Some people clean their lip brushes with olive oil, but the problem is that we have to wash it afterward with water to get rid of the oil. This is NOT good because our lip brushs' bristles should not touch water.

So far, we talked about how to deep clean our brushes. Deep Cleaning should be done at least once a month and should be more frequent depends on how often you use your makeup tools. However, it is a time consuming process, and most of us simply do not have the time to do this everyday. This is when spot cleaning comes in. Spot cleaning is mostly used by makeup artists at work when they need to clean brushes immediately between clients. I also use spot cleaning when I need to use the same brush for another color, so I don't mix the shades. Remember, spot cleaning can NOT completely clean your brushes. This is just a quick alternative when we don't have the time to wash our tools.

There are different brush cleansers that can be used to spot clean. I use the MAC Brush Cleaner ($11). 

More about the product : This one product will clean, disinfect and condition the brush fibers so that brushes will last longer. It is convenient to use and is specifically designed to extend the life of high quality brushes. Brush Cleanser leaves your brushes smelling fresh and clean, and helps shorten their drying time. 
It is a very popular choice among makeup artists and beauty junkies; however, many are not using it correctly. A lot of people just spot clean the brush with the MAC cleanser and use it after the brush is dry. But, the MAC cleanser is NOT meant to be used as dry cleanser, meaning it needs to be rinsed afterward. An experienced makeup artist will say the same thing. And if you read the back of the MAC cleanser package, it does say "Rinse well". Alternatively, there are also brush cleansers out there that don't require this.

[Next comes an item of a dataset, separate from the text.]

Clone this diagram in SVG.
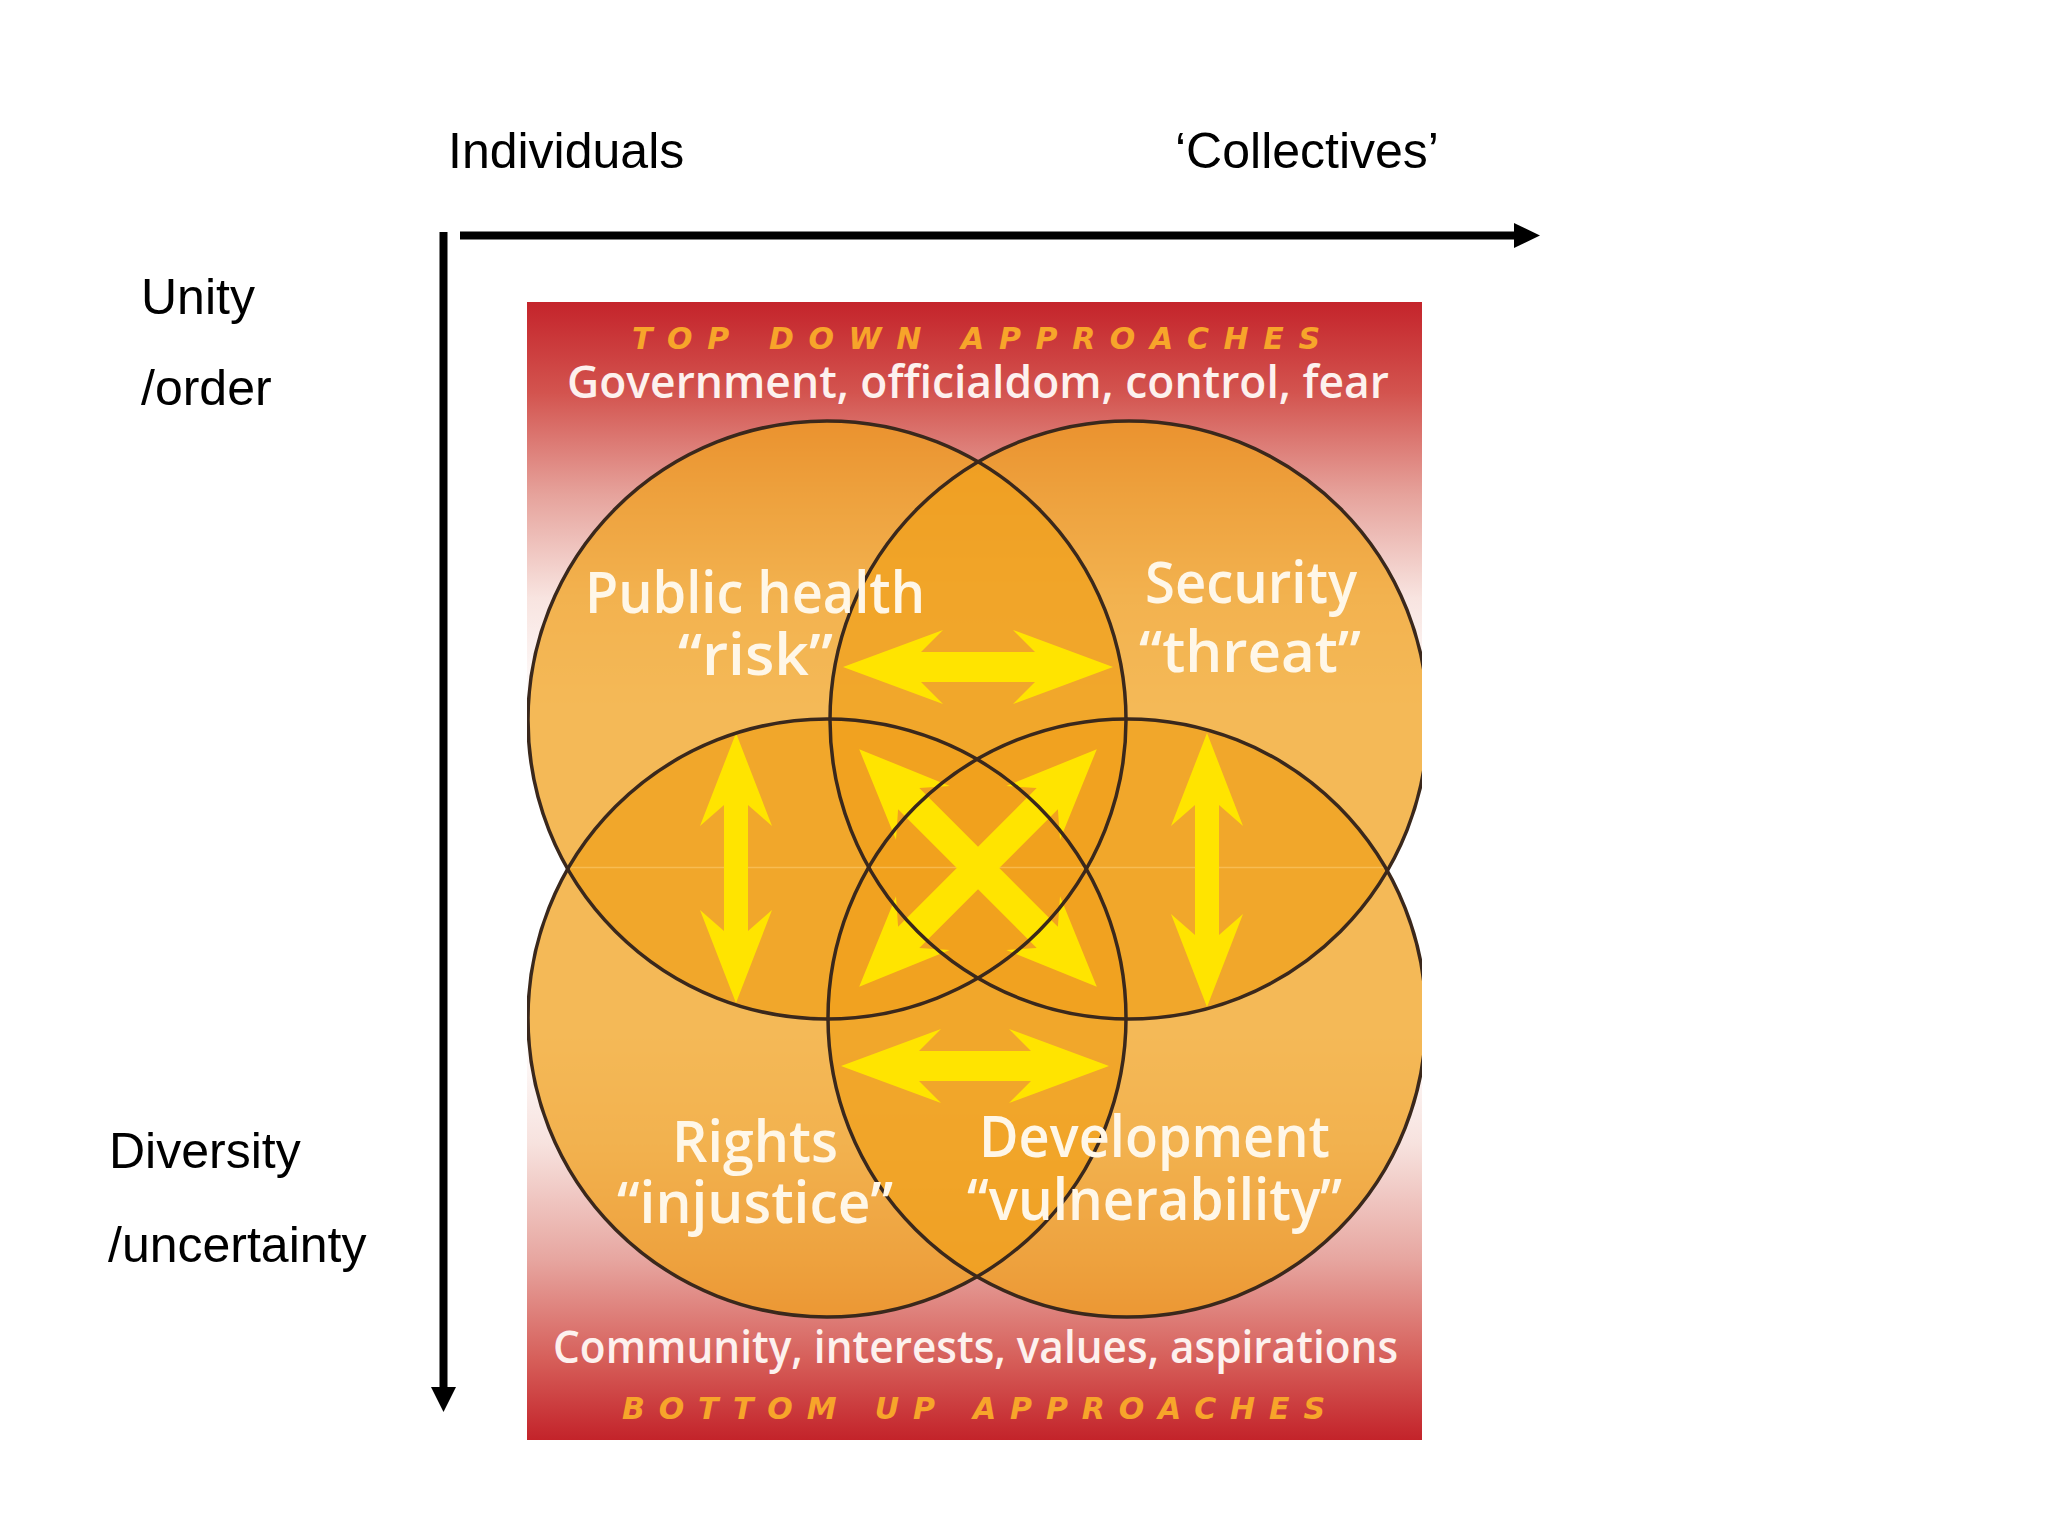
<svg xmlns="http://www.w3.org/2000/svg" width="2048" height="1536" viewBox="0 0 2048 1536">
  <defs>
    <linearGradient id="bg" x1="0" y1="302" x2="0" y2="1440" gradientUnits="userSpaceOnUse">
      <stop offset="0" stop-color="#c4242b"/>
      <stop offset="0.08" stop-color="#d3544f"/>
      <stop offset="0.17" stop-color="#e6a39c"/>
      <stop offset="0.26" stop-color="#f8e4e0"/>
      <stop offset="0.36" stop-color="#ffffff"/>
      <stop offset="0.64" stop-color="#ffffff"/>
      <stop offset="0.74" stop-color="#f7e2de"/>
      <stop offset="0.84" stop-color="#e7a7a1"/>
      <stop offset="0.93" stop-color="#d65e59"/>
      <stop offset="1" stop-color="#c3232a"/>
    </linearGradient>
    <clipPath id="box">
      <rect x="527" y="302" width="895" height="1138"/>
    </clipPath>
    <path id="dbl" d="M-168,0 L-78,-38 L-98,-15 L98,-15 L78,-38 L168,0 L78,38 L98,15 L-98,15 L-78,38 Z"/>
  </defs>
  <style>
    .axis { font-family: "Liberation Sans", Arial, sans-serif; font-size: 50px; fill: #000; }
    .fill { fill: #f0a01c; fill-opacity: 0.74; }
    .ring { fill: none; stroke: #3a281c; stroke-width: 3.5; }
    .label { font-family: "Open Sans", "DejaVu Sans", sans-serif; font-weight: 600; font-size: 57px; fill: #fff7e8; }
    .banner { font-family: "Open Sans", "DejaVu Sans", sans-serif; font-weight: 600; font-size: 45px; fill: #fdf1ee; }
    .approach { font-family: "DejaVu Sans", sans-serif; font-weight: bold; font-style: italic; font-size: 30px; fill: #f7a52a; }
    .yarrow { fill: #ffe400; }
    .axisline { stroke: #000; stroke-width: 8; fill: none; }
  </style>

  <rect width="2048" height="1536" fill="#ffffff"/>

  <!-- background panel -->
  <g id="panel">
    <rect x="527" y="302" width="895" height="1138" fill="url(#bg)"/>
  </g>

  <!-- circle fills -->
  <g id="circle-fills" clip-path="url(#box)">
    <circle class="fill" cx="827" cy="720" r="299"/>
    <circle class="fill" cx="1129" cy="720" r="299"/>
    <circle class="fill" cx="827" cy="1018" r="299"/>
    <circle class="fill" cx="1127" cy="1018" r="299"/>
    <line x1="568" y1="867.5" x2="1388" y2="867.5" stroke="#ffd27a" stroke-width="1.5" stroke-opacity="0.5"/>
  </g>

  <!-- connectors -->
  <g id="connectors">
    <path class="yarrow" d="M843,667 L943,630 L921,652 L1035,652 L1013,630 L1113,667 L1013,704 L1035,682 L921,682 L943,704 Z"/>
    <path class="yarrow" d="M841,1066 L941,1029 L919,1051 L1031,1051 L1009,1029 L1109,1066 L1009,1103 L1031,1081 L919,1081 L941,1103 Z"/>
    <path class="yarrow" d="M736,733 L772,826 L748,805 L748,931 L772,910 L736,1003 L700,910 L724,931 L724,805 L700,826 Z"/>
    <path class="yarrow" d="M1207,733 L1243,826 L1219,805 L1219,935 L1243,914 L1207,1007 L1171,914 L1195,935 L1195,805 L1171,826 Z"/>
    <use href="#dbl" class="yarrow" transform="translate(978,868) rotate(45)"/>
    <use href="#dbl" class="yarrow" transform="translate(978,868) rotate(-45)"/>
    <line class="axisline" x1="460" y1="235.5" x2="1516" y2="235.5"/>
    <polygon points="1514,223 1540,235.5 1514,248" fill="#000"/>
    <line class="axisline" x1="443.5" y1="232" x2="443.5" y2="1390"/>
    <polygon points="431,1387 443.5,1412 456,1387" fill="#000"/>
  </g>

  <!-- nodes -->
  <g id="node-public-health" clip-path="url(#box)">
    <circle class="ring" cx="827" cy="720" r="299"/>
  </g>
  <g id="node-security" clip-path="url(#box)">
    <circle class="ring" cx="1129" cy="720" r="299"/>
  </g>
  <g id="node-rights" clip-path="url(#box)">
    <circle class="ring" cx="827" cy="1018" r="299"/>
  </g>
  <g id="node-development" clip-path="url(#box)">
    <circle class="ring" cx="1127" cy="1018" r="299"/>
  </g>

  <g id="label-public-health">
    <text class="label" x="585" y="613" textLength="340" lengthAdjust="spacingAndGlyphs">Public health</text>
    <text class="label" x="678" y="675" textLength="155" lengthAdjust="spacingAndGlyphs">“risk”</text>
  </g>
  <g id="label-security">
    <text class="label" x="1145" y="603" textLength="212" lengthAdjust="spacingAndGlyphs">Security</text>
    <text class="label" x="1139" y="672" textLength="222" lengthAdjust="spacingAndGlyphs">“threat”</text>
  </g>
  <g id="label-rights">
    <text class="label" x="672" y="1162" textLength="166" lengthAdjust="spacingAndGlyphs">Rights</text>
    <text class="label" x="617" y="1223" textLength="276" lengthAdjust="spacingAndGlyphs">“injustice”</text>
  </g>
  <g id="label-development">
    <text class="label" x="979" y="1157" textLength="351" lengthAdjust="spacingAndGlyphs">Development</text>
    <text class="label" x="967" y="1220" textLength="375" lengthAdjust="spacingAndGlyphs">“vulnerability”</text>
  </g>

  <g id="top-banner">
    <text class="approach" x="632" y="349" textLength="688" lengthAdjust="spacing">TOP DOWN APPROACHES</text>
    <text class="banner" x="567" y="398" textLength="822" lengthAdjust="spacingAndGlyphs">Government, officialdom, control, fear</text>
  </g>
  <g id="bottom-banner">
    <text class="banner" x="553" y="1363" textLength="845" lengthAdjust="spacingAndGlyphs">Community, interests, values, aspirations</text>
    <text class="approach" x="622" y="1419" textLength="703" lengthAdjust="spacing">BOTTOM UP APPROACHES</text>
  </g>

  <g id="axis-labels">
    <text class="axis" x="448" y="168">Individuals</text>
    <text class="axis" x="1175" y="168">‘Collectives’</text>
    <text class="axis" x="141" y="314">Unity</text>
    <text class="axis" x="141" y="405">/order</text>
    <text class="axis" x="109" y="1168">Diversity</text>
    <text class="axis" x="108" y="1262">/uncertainty</text>
  </g>
</svg>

Everyone has a different way to clean their makeup tools. As long as we follow the general rules, we should be fine. Remember, these tools will be with you a lot longer than makeups, so please take good care of them. A well maintained brush and sponge help you create that flawless look. And always remember that moderation is the key. Over washing and under maintenance are both very damaging.

6 Responses to “Dear Brush Junkies (Part 2)”

Olive Tree Guitar Ensemble said...
September 14, 2009 at 8:01 PM

Hi, it's a very great blog.
I could tell how much efforts you've taken on it.
Keep doing!

Shanghainese Dumpling said...
September 14, 2009 at 11:10 PM

Thank you for sharing those info, they're so helpful also about MR Xiao Kai!!! :)

Angela said...
September 14, 2009 at 11:48 PM

Thank you guy for stopping by.

Shanghainese Dumpling, I guess you can read Chinese?

Shanghainese Dumpling said...
September 26, 2009 at 7:16 AM

Yeah I do :) Yeahhh!!!!

coffretgorge said...
October 19, 2009 at 11:11 PM

Oh no! i just washed my brushes with tsubaki shampoo then used the conditioner afterwards, why is that bad? i thought it was good because it made the brush hair softer. :(

Angela said...
October 28, 2009 at 2:18 AM

@coffretgorge: conditioners tend to make the bristles too soft and slippery to stick to powder. It isn't anything really bad but makeup artists tend not to do it especially if they have to use the brush a lot at one time because a really well conditioned brush doesn't grab onto powder products as much as the not so soft kind.